The special thing about me putting on a Ravens jersey is not the material, the authenticity of the kit, or even the name on the back, but the fact that it tells a little bit about me. “Are you from B-more? What makes you a Ravens fan?”
It gives me an instant connection that I can share with someone I wouldn’t know from Adam. The same could be said to a pilgrim walking the Camino de Santiago or a pilgrim journeying to Mecca on hajj. Undertaking a pilgrimage gives pilgrims something in common with locals or fellow pilgrims, creating bonds rather than barriers.
Planning a trip is one of my favorite parts, but a trip does not have to be just a vacation - regardless of the destination. Let’s put my ideas in a practical sense.
Say you want to plan a vacation from the mountains to the sea. Take a popular beach town like Fernandina Beach, Florida, for example. How do you transform a trip like that?
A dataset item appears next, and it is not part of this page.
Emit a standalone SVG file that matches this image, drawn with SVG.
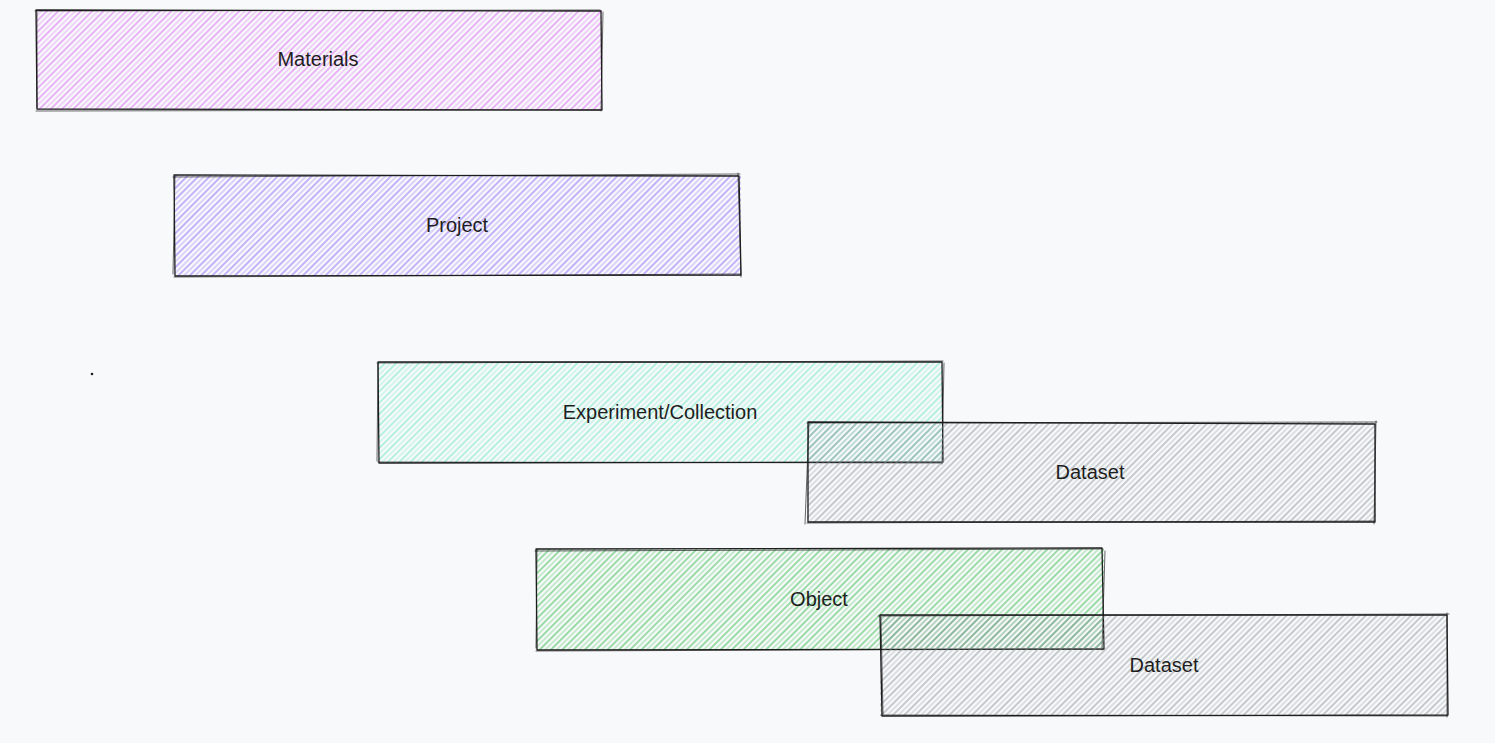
<svg xmlns="http://www.w3.org/2000/svg" width="1495" height="743" viewBox="0 0 1495 743">
<style>
.edge{fill:none;stroke:#1e1e1e;stroke-width:1.3;stroke-linecap:round;stroke-linejoin:round}
.edge2{fill:none;stroke:#1e1e1e;stroke-width:0.9;stroke-linecap:round;opacity:0.75}
.lbl{font-family:"Liberation Sans","DejaVu Sans",sans-serif;font-size:20px;fill:#1e1e1e;text-anchor:middle;dominant-baseline:central}
</style>
<defs>
<pattern id="hv" width="8" height="8" patternUnits="userSpaceOnUse" patternTransform="rotate(45)">
<line x1="1" y1="0" x2="1" y2="8" stroke="#da77f2" stroke-width="1.3" opacity="0.85"/>
<line x1="5" y1="0" x2="5" y2="8" stroke="#da77f2" stroke-width="1" opacity="0.6"/>
</pattern>
<pattern id="hp" width="8" height="8" patternUnits="userSpaceOnUse" patternTransform="rotate(45)">
<line x1="1" y1="0" x2="1" y2="8" stroke="#9775fa" stroke-width="1.3" opacity="0.85"/>
<line x1="5" y1="0" x2="5" y2="8" stroke="#9775fa" stroke-width="1" opacity="0.6"/>
</pattern>
<pattern id="ht" width="8" height="8" patternUnits="userSpaceOnUse" patternTransform="rotate(45)">
<line x1="1" y1="0" x2="1" y2="8" stroke="#63e6be" stroke-width="1.3" opacity="0.7"/>
<line x1="5" y1="0" x2="5" y2="8" stroke="#63e6be" stroke-width="1" opacity="0.5"/>
</pattern>
<pattern id="hg" width="8" height="8" patternUnits="userSpaceOnUse" patternTransform="rotate(45)">
<line x1="1" y1="0" x2="1" y2="8" stroke="#868e96" stroke-width="1.3" opacity="0.7"/>
<line x1="5" y1="0" x2="5" y2="8" stroke="#868e96" stroke-width="1" opacity="0.5"/>
</pattern>
<pattern id="hn" width="8" height="8" patternUnits="userSpaceOnUse" patternTransform="rotate(45)">
<line x1="1" y1="0" x2="1" y2="8" stroke="#40c057" stroke-width="1.3" opacity="0.8"/>
<line x1="5" y1="0" x2="5" y2="8" stroke="#40c057" stroke-width="1" opacity="0.55"/>
</pattern>
</defs>
<rect width="1495" height="743" fill="#f8f9fa"/>

<g id="materials">
<rect x="36" y="10" width="566" height="100" fill="url(#hv)"/>
<path class="edge" d="M36 10 L601 11 L602 110 L37 109 Z"/>
<path class="edge2" d="M35 11 L600 10 M603 12 L601 111 M36 111 L600 110 M37 12 L37 108"/>
<text class="lbl" x="318" y="59">Materials</text>
</g>

<g id="project">
<rect x="174" y="175" width="567" height="101" fill="url(#hp)"/>
<path class="edge" d="M174 175 L739 176 L741 275 L175 276 Z"/>
<path class="edge2" d="M173 177 L740 174 M738 173 L741 277 M174 277 L740 274 M175 176 L173 274"/>
<text class="lbl" x="457" y="225">Project</text>
</g>

<g id="experiment">
<rect x="378" y="362" width="565" height="101" fill="url(#ht)"/>
<path class="edge" d="M378 362 L942 362 L943 462 L379 463 Z"/>
<path class="edge2" d="M377 363 L943 361 M944 363 L942 464 M378 462 L942 463 M378 364 L377 461"/>
<text class="lbl" x="660" y="412">Experiment/Collection</text>
</g>

<g id="dataset1">
<rect x="807" y="422" width="569" height="101" fill="url(#hg)"/>
<path class="edge" d="M808 422 L1375 424 L1375 522 L808 522 Z"/>
<path class="edge2" d="M807 423 L1377 422 M1376 421 L1374 524 M807 523 L1374 521 M809 423 L805 524"/>
<text class="lbl" x="1090" y="472">Dataset</text>
</g>

<g id="object">
<rect x="536" y="549" width="568" height="101" fill="url(#hn)"/>
<path class="edge" d="M536 549 L1102 548 L1104 649 L537 650 Z"/>
<path class="edge2" d="M535 551 L1103 549 M1105 551 L1102 650 M536 651 L1103 649 M537 550 L536 648"/>
<text class="lbl" x="819" y="599">Object</text>
</g>

<g id="dataset2">
<rect x="880" y="615" width="568" height="101" fill="url(#hg)"/>
<path class="edge" d="M880 615 L1447 615 L1448 715 L882 716 Z"/>
<path class="edge2" d="M878 616 L1449 614 M1447 613 L1447 717 M881 715 L1447 716 M881 617 L883 714"/>
<text class="lbl" x="1164" y="665">Dataset</text>
</g>

<g id="connectors"></g>

<circle cx="92" cy="374" r="1.3" fill="#1e1e1e"/>
</svg>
Well, the tourist goes with the intention of extraction. Every moment is captive for their Instagram feed or the latest gossip in the family group text. “You won’t believe what we did at the beach, OMG!”
This behavior is a large part of the difference between the tourist and the pilgrim. There is nothing wrong with having fun and creating lifelong memories, but they should not be used to make your life seem more interesting than it is. Chasing these thrills is as dangerous as it gets for your mental and spiritual health.
Do some research before you go. Find out that Amelia Island/Fernandina Beach has a wonderfully rich history, and expose your kids to some of it to learn what role it played in the country they live in. As you explore, use your eyes to see and absorb, not gawk. Treat people with respect and be curious to learn their stories, and they will do the same for you 9 times out of 10.
These are the actions of the pilgrim, and if we had more pilgrims in the world, the world would be a far better place. Unfortunately, this pilgrim has been 0-3 in his sports pilgrimages this year, and might need to rethink his strategy.